WxPython versus Tkinter.

Nicholas Devenish misnomer at gmail.com
Tue Jan 25 18:01:48 EST 2011


On 25/01/2011 19:16, CM wrote:
> On Jan 25, 10:13 am, Nicholas Devenish<misno... at gmail.com>  wrote:
>
> I don't know--you sound too reasonable to extrapolate from this goofy
> thread to a huge toolkit project that has been around for years and is
> used in project such as Audacity (that's the wxWidgets version, but
> close enough).  But yes, it almost at times seemed like--from what I
> could manage to read--this thread was a "psy-ops" (psychological
> operations) trick to turn off wxPython adopters by associating it with
> juvenile nonsense, and yes, on a quick scan it could turn people
> off.

Personally, no, it probably wouldn't have caused me not to use wx. But 
it certainly would have put a mental tick in the against box, because a 
frameworks community matters. As a little aside, a personal example is 
Django, whose tutorial contained what to my un-django-trained eye looked 
like an inconsistency bug, without explanation. I filed a bug report, 
and apparently many other people have had the same misassumption 
(indicating a problem with the tutorial). The bug was closed with words 
effectively equivalent to "Stupid newbie". Ignoring the fact that 
documentation being consistently misinterpreted should indicate a real 
problem, why should I put my time and effort into learning a framework 
with a community that is so hostile, when there are plenty of alternatives?
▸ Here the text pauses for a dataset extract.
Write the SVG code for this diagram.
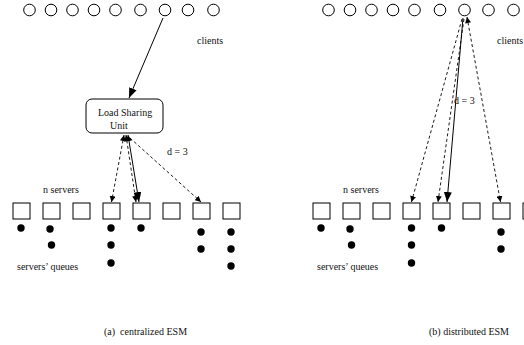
<svg xmlns="http://www.w3.org/2000/svg" width="524" height="345" viewBox="0 0 524 345">
  <defs>
    <style>
      .cl { fill: none; stroke: #000; stroke-width: 1; }
      .srv { fill: #fff; stroke: #000; stroke-width: 1; }
      .q { fill: #000; }
      .lsu { fill: #fff; stroke: #000; stroke-width: 1; }
      .t { font-family: "Liberation Serif", "Times New Roman", serif; font-size: 10px; fill: #111; white-space: pre; }
      .solid { fill: none; stroke: #000; stroke-width: 1; }
      .dash { fill: none; stroke: #000; stroke-width: 0.9; stroke-dasharray: 3 2.5; }
    </style>
    <marker id="big" markerUnits="userSpaceOnUse" markerWidth="12" markerHeight="8" refX="10" refY="4" orient="auto">
      <path d="M0,0 L10,4 L0,8 Z" fill="#000"/>
    </marker>
    <marker id="sm" markerUnits="userSpaceOnUse" markerWidth="8" markerHeight="6" refX="6" refY="3" orient="auto">
      <path d="M0,0 L6,3 L0,6 Z" fill="#000"/>
    </marker>
    <marker id="sm-s" markerUnits="userSpaceOnUse" markerWidth="8" markerHeight="6" refX="0" refY="3" orient="auto">
      <path d="M6,0 L0,3 L6,6 Z" fill="#000"/>
    </marker>
  </defs>

  <!-- (a) centralized ESM -->
  <g id="clients-a">
    <circle class="cl" cx="29.5" cy="10" r="5.8"/>
    <circle class="cl" cx="51" cy="10" r="5.8"/>
    <circle class="cl" cx="72.5" cy="10" r="5.8"/>
    <circle class="cl" cx="94" cy="10" r="5.8"/>
    <circle class="cl" cx="115.5" cy="10" r="5.8"/>
    <circle class="cl" cx="140.5" cy="10" r="5.8"/>
    <circle class="cl" cx="165" cy="10" r="5.8"/>
    <circle class="cl" cx="188" cy="10" r="5.8"/>
    <circle class="cl" cx="213.5" cy="10" r="5.8"/>
    <text class="t" x="197" y="44">clients</text>
  </g>

  <g id="lsu">
    <rect class="lsu" x="86" y="99" width="77" height="34" rx="6"/>
    <text class="t" x="98" y="116">Load Sharing</text>
    <text class="t" x="110" y="129">Unit</text>
  </g>

  <g id="servers-a">
    <rect class="srv" x="13" y="203" width="17" height="16"/>
    <rect class="srv" x="43" y="203" width="17" height="16"/>
    <rect class="srv" x="73" y="203" width="17" height="16"/>
    <rect class="srv" x="103" y="203" width="17" height="16"/>
    <rect class="srv" x="133" y="203" width="17" height="16"/>
    <rect class="srv" x="163" y="203" width="17" height="16"/>
    <rect class="srv" x="193" y="203" width="17" height="16"/>
    <rect class="srv" x="223" y="203" width="17" height="16"/>
    <text class="t" x="43" y="193">n servers</text>
  </g>

  <g id="queues-a">
    <circle class="q" cx="21" cy="228" r="3.7"/>
    <circle class="q" cx="50" cy="229" r="3.7"/>
    <circle class="q" cx="51.5" cy="245" r="3.7"/>
    <circle class="q" cx="111" cy="228" r="3.7"/>
    <circle class="q" cx="111" cy="245" r="3.7"/>
    <circle class="q" cx="111" cy="263" r="3.7"/>
    <circle class="q" cx="141" cy="228" r="3.7"/>
    <circle class="q" cx="201" cy="232" r="3.7"/>
    <circle class="q" cx="201" cy="249" r="3.7"/>
    <circle class="q" cx="231" cy="232" r="3.7"/>
    <circle class="q" cx="231" cy="249" r="3.7"/>
    <circle class="q" cx="231" cy="266" r="3.7"/>
    <text class="t" x="17" y="270">servers’ queues</text>
  </g>

  <g id="connectors-a">
    <line class="solid" x1="163" y1="18" x2="129" y2="98" marker-end="url(#big)"/>
    <line class="dash" x1="124" y1="135" x2="111.5" y2="202" marker-start="url(#sm-s)" marker-end="url(#sm)"/>
    <line class="dash" x1="126" y1="135" x2="136" y2="202" marker-start="url(#sm-s)" marker-end="url(#sm)"/>
    <line class="solid" x1="128" y1="135" x2="139" y2="202" marker-start="url(#sm-s)" marker-end="url(#big)"/>
    <line class="dash" x1="130" y1="138" x2="201" y2="202" marker-end="url(#sm)"/>
    <text class="t" x="167" y="155">d = 3</text>
  </g>

  <text class="t" x="104" y="335">(a)  centralized ESM</text>

  <!-- (b) distributed ESM -->
  <g id="clients-b">
    <circle class="cl" cx="328.5" cy="10" r="5.8"/>
    <circle class="cl" cx="350" cy="10" r="5.8"/>
    <circle class="cl" cx="371.5" cy="10" r="5.8"/>
    <circle class="cl" cx="393" cy="10" r="5.8"/>
    <circle class="cl" cx="414.5" cy="10" r="5.8"/>
    <circle class="cl" cx="440" cy="10" r="5.8"/>
    <circle class="cl" cx="464.5" cy="10" r="5.8"/>
    <circle class="cl" cx="488.5" cy="10" r="5.8"/>
    <circle class="cl" cx="513.5" cy="10" r="5.8"/>
    <text class="t" x="497" y="44">clients</text>
  </g>

  <g id="servers-b">
    <rect class="srv" x="313" y="203" width="17" height="16"/>
    <rect class="srv" x="343" y="203" width="17" height="16"/>
    <rect class="srv" x="373" y="203" width="17" height="16"/>
    <rect class="srv" x="403" y="203" width="17" height="16"/>
    <rect class="srv" x="433" y="203" width="17" height="16"/>
    <rect class="srv" x="463" y="203" width="17" height="16"/>
    <rect class="srv" x="493" y="203" width="17" height="16"/>
    <rect class="srv" x="523" y="203" width="17" height="16"/>
    <text class="t" x="343" y="193">n servers</text>
  </g>

  <g id="queues-b">
    <circle class="q" cx="321" cy="228" r="3.7"/>
    <circle class="q" cx="350" cy="229" r="3.7"/>
    <circle class="q" cx="351.5" cy="245" r="3.7"/>
    <circle class="q" cx="411.5" cy="228" r="3.7"/>
    <circle class="q" cx="411.5" cy="245" r="3.7"/>
    <circle class="q" cx="411.5" cy="263" r="3.7"/>
    <circle class="q" cx="441.5" cy="228" r="3.7"/>
    <circle class="q" cx="501" cy="232" r="3.7"/>
    <circle class="q" cx="501" cy="249" r="3.7"/>
    <text class="t" x="317" y="270">servers’ queues</text>
  </g>

  <g id="connectors-b">
    <line class="dash" x1="462" y1="19" x2="411.5" y2="202" marker-end="url(#sm)"/>
    <line class="dash" x1="464" y1="19" x2="438" y2="202" marker-end="url(#sm)"/>
    <line class="solid" x1="463" y1="18" x2="447" y2="202" marker-end="url(#big)"/>
    <line class="dash" x1="467" y1="17" x2="500.5" y2="202" marker-start="url(#sm-s)" marker-end="url(#sm)"/>
    <text class="t" x="454" y="104">d = 3</text>
  </g>

  <text class="t" x="429" y="335">(b) distributed ESM</text>
</svg>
> Which would be a shame, because, as you, Andrea, and others have
> noted, wxPython is a nice toolkit.  For those interested, download it
> and make sure to download the Demo, that shows what can be done with
> it.  (Very early in this discussion the screenshots on the website
> came up; they are horrifically out of date and wxPython deserves
> better and looks great on, say, Windows 7 or Ubuntu....well, it looks
> native, and that's the point).

I actually chose wxPython partly on the strength of it's native-ness - 
it looks like other mac applications, and doesn't run through X11, but I 
was also extremely impressed by the comprehensive wxPython demo. That, 
and installation seemed to be pretty easy, whereas GTK looked a little 
like a minefield (QT I have a personal bias against, because for 
whatever reason I associate it with KDE and in general dislike kde's 
'look' and design philosopy).

> But what I would enjoy is a discussion about GUIs in terms of "develop
> once, deploy many".  For example, pyjamas, since I think being able to
> develop one GUI that works as desktop or web-based is kind of
> exciting.  Unfortunately, it seems it is far off from anything easily
> usable at this point.  Part of that might be it doesn't have a big
> enough community of developers yet.  It's also just really difficult,
> I'm sure.

I was only aware of pyjamas as a "Python to Javascript" compiler, and 
didn't know you could write desktop applications in it too. One to watch!